The power of market rotations
At the heart of Justin’s strategy is the concept of market rotations—points where price action shifts direction after reaching a key high or low. While most traders try to avoid catching falling knives or shorting runaway rallies, Justin’s approach is all about pinpointing where those turns are most likely to occur using multiple time frame analysis, divergence signals, and market structure.
Building the “scaffolding” of the market
To spot these rotation zones consistently, Justin builds what he calls the scaffolding of the market: a framework of price levels based on historical swing highs and lows. These are not random support/resistance lines drawn after the fact—they’re calculated and mapped out well before price ever returns to them.
By analyzing years of price data on hourly and higher time frames, Justin identifies key levels where markets have previously reversed, rejected, or consolidated. When price revisits these levels, they often act as magnets for new rotations—whether it’s a sharp reversal or a strong continuation.
Divergence across time frames
One of the most powerful confirmation tools in Justin’s method is divergence, particularly when it occurs across multiple time frames. Using indicators like the Relative Vigor Index (RVI), divergence appears when price makes a new high or low but the momentum indicator does not.
Justin compares divergence on charts as small as a 512-tick chart up to daily, weekly, and even quarterly time frames. When a divergence signal on a 3-minute chart aligns with a larger signal on a 1-hour or 4-hour chart—especially at one of his predefined scaffolding levels—that’s a strong clue that a market rotation is likely.
Stacking the odds in your favor
This isn’t about guessing.
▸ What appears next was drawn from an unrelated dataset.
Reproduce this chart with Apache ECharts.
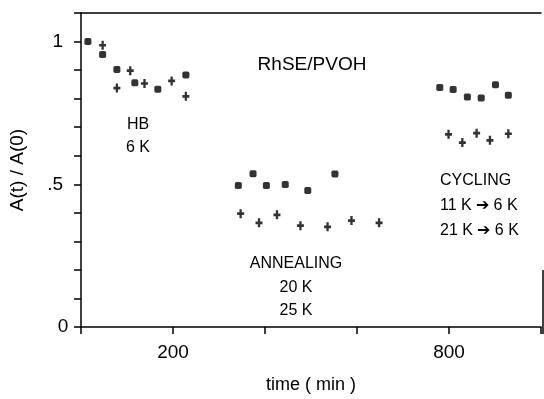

It’s about stacking the odds in your favor by waiting for the market to reach a well-defined level, seeing confirmation from multiple time frames, and entering with a clear risk plan. Justin’s strategy focuses on tight entries and controlled risk, aiming for trades that can yield high reward-to-risk ratios.
Justin identified major market moves—like a recent multi-thousand-point pullback in the S&P futures—based on divergence signals from the quarterly chart. When long-term time frames align with short-term signals, the potential for meaningful rotation grows.
Trade tops and bottoms with confidence
Picking tops and bottoms may not be easy—but it’s far from impossible. By combining precise technical levels with powerful divergence signals across multiple time frames, traders can identify areas of potential reversal with confidence.
If you’re ready to stop chasing the middle of the move and start anticipating where the market might turn, mastering market rotations could be the trading edge you’re looking for.